American Architecture, architecture that developed in the European colonies in America and subsequently in the United States. This development covers a period of almost five centuries, beginning with the establishment of Saint Augustine in Florida in 1565, English settlement along the Atlantic Coast in 1585, and Spanish settlement in New Mexico in 1598. Settlers from France, Sweden, The Netherlands, Germany, and other countries arrived in the 1600s.
The full history of building in what became the United States reaches back 10,000 years, but European settlers almost universally ignored the many building traditions of Native American peoples. Over the five centuries after European arrival, transplanted European building traditions were gradually reshaped and redefined. They emerged as distinctly American building traditions by the early 19th century. Each of the European colonies in North America developed its own building tradition.

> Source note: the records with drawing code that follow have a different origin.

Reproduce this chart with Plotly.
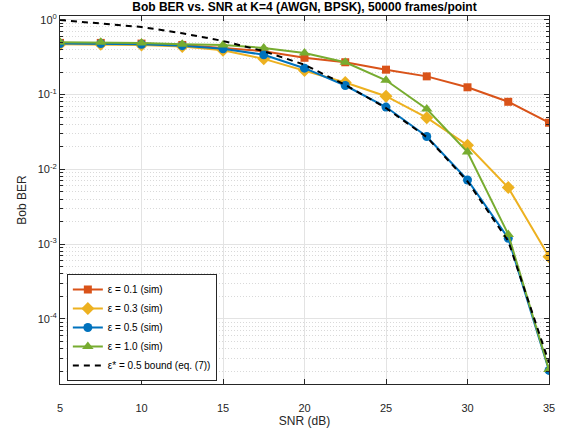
import plotly.graph_objects as go

snr = [5, 7.5, 10, 12.5, 15, 17.5, 20, 22.5, 25, 27.5, 30, 32.5, 35]
ber_e01 = [0.49, 0.49, 0.48, 0.46, 0.42, 0.38, 0.31, 0.27, 0.215, 0.175, 0.125, 0.08, 0.042]
ber_e03 = [0.47, 0.47, 0.46, 0.44, 0.39, 0.30, 0.21, 0.145, 0.095, 0.049, 0.021, 0.0057, 0.00068]
ber_e05 = [0.48, 0.48, 0.47, 0.45, 0.41, 0.34, 0.225, 0.132, 0.068, 0.0275, 0.0072, 0.0012, 2.05e-5]
ber_e10 = [0.50, 0.50, 0.49, 0.47, 0.46, 0.42, 0.36, 0.27, 0.155, 0.064, 0.017, 0.00135, 2.1e-5]
bound = [0.99, 0.90, 0.80, 0.66, 0.52, 0.38, 0.25, 0.135, 0.066, 0.027, 0.0069, 0.0011, 2.6e-5]

y_tickvals = [1e-4, 1e-3, 1e-2, 1e-1, 1]
y_ticktext = ["10<sup>-4</sup>", "10<sup>-3</sup>", "10<sup>-2</sup>", "10<sup>-1</sup>", "10<sup>0</sup>"]
y_minor = [m * 10.0 ** e for e in range(-5, 0) for m in range(2, 10)]
x_tickvals = [5, 10, 15, 20, 25, 30, 35]

series = [
    ("ε = 0.1 (sim)", ber_e01, "#D95319", "square", 8),
    ("ε = 0.3 (sim)", ber_e03, "#EDB120", "diamond", 10),
    ("ε = 0.5 (sim)", ber_e05, "#0072BD", "circle", 9),
    ("ε = 1.0 (sim)", ber_e10, "#77AC30", "triangle-up", 10),
]

fig = go.Figure()
for name, vals, col, sym, sz in series:
    fig.add_trace(go.Scatter(
        x=snr, y=vals, name=name, mode="lines+markers",
        line=dict(color=col, width=2),
        marker=dict(symbol=sym, size=sz, color=col, line=dict(width=0)),
    ))
fig.add_trace(go.Scatter(
    x=snr, y=bound, name="ε* = 0.5 bound (eq. (7))", mode="lines",
    line=dict(color="black", width=2, dash="6px,5px"),
))

axis_common = dict(
    showline=True, linecolor="#262626", linewidth=1, mirror="ticks",
    ticks="inside", tickcolor="#262626", ticklen=5,
    tickfont=dict(family="Liberation Sans, Arial, sans-serif", size=11, color="#262626"),
    showgrid=True, gridcolor="#e3e3e3", gridwidth=1, zeroline=False,
)

fig.update_layout(
    width=567, height=438,
    margin=dict(l=60, r=14, t=16, b=51),
    paper_bgcolor="white", plot_bgcolor="white",
    font=dict(family="Liberation Sans, Arial, sans-serif", size=11, color="#262626"),
    title=dict(text="<b>Bob BER vs. SNR at K=4 (AWGN, BPSK), 50000 frames/point</b>",
               x=0.5, xref="paper", xanchor="center", y=0.995, yanchor="top",
               font=dict(size=12, color="#000000")),
    showlegend=True,
    legend=dict(x=0.014, y=0.008, xanchor="left", yanchor="bottom",
                bgcolor="white", bordercolor="#262626", borderwidth=1,
                font=dict(size=10, color="#000000"),
                itemwidth=30, tracegroupgap=0),
)
fig.update_xaxes(range=[5, 35], tickvals=x_tickvals, ticklabelstandoff=14,
                 title=dict(text="SNR (dB)", font=dict(size=12), standoff=3),
                 **axis_common)
fig.update_yaxes(type="log", range=[-4.87, 0.05], tickmode="array",
                 tickvals=y_tickvals, ticktext=y_ticktext,
                 title=dict(text="Bob BER", font=dict(size=12), standoff=8),
                 minor=dict(tickmode="array", tickvals=y_minor, ticks="inside",
                            ticklen=3, tickcolor="#262626", showgrid=True,
                            gridcolor="#d9d9d9", griddash="1px,2px", gridwidth=1),
                 **axis_common)

fig.write_html("out.html", config={"displayModeBar": False},
               post_script="document.body.style.margin='0';document.body.style.overflow='hidden';")
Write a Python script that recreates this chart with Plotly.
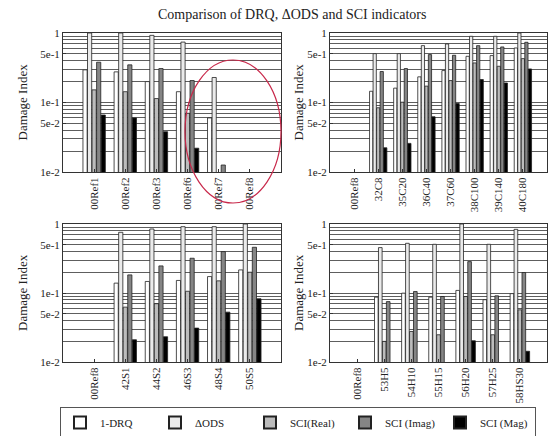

In the 1800s innovations in technology and the spread of railroads made possible the rapid growth of the Midwest and West. Mass-produced building parts, manufactured in the East, could be ordered from catalogs and shipped West by rail. A major fire in 1871 destroyed downtown Chicago, Illinois, and offered building opportunities for American architects, who over the next 25 years developed the first skyscrapers. This brand-new building type, devised in the United States, influenced architecture around the world from the late 1800s into the 2000s. During the 20th century architects and entrepreneurs vied to build the tallest skyscraper—a contest that continues today. Another unique building type developed in America was the single-family suburban house—a detached or stand-alone building, as opposed to the attached or semiattached suburban house popular elsewhere. It, too, influenced architecture outside the United States.
The emigration of European architects in the 1930s and 1940s brought European modernism to the United States, and in the second half of the 20th century America became a major architectural force. By the late 1900s and early 2000s American architects worked around the globe, while architects from Japan and Spain, to mention only two examples, received commissions for major public buildings in the United States.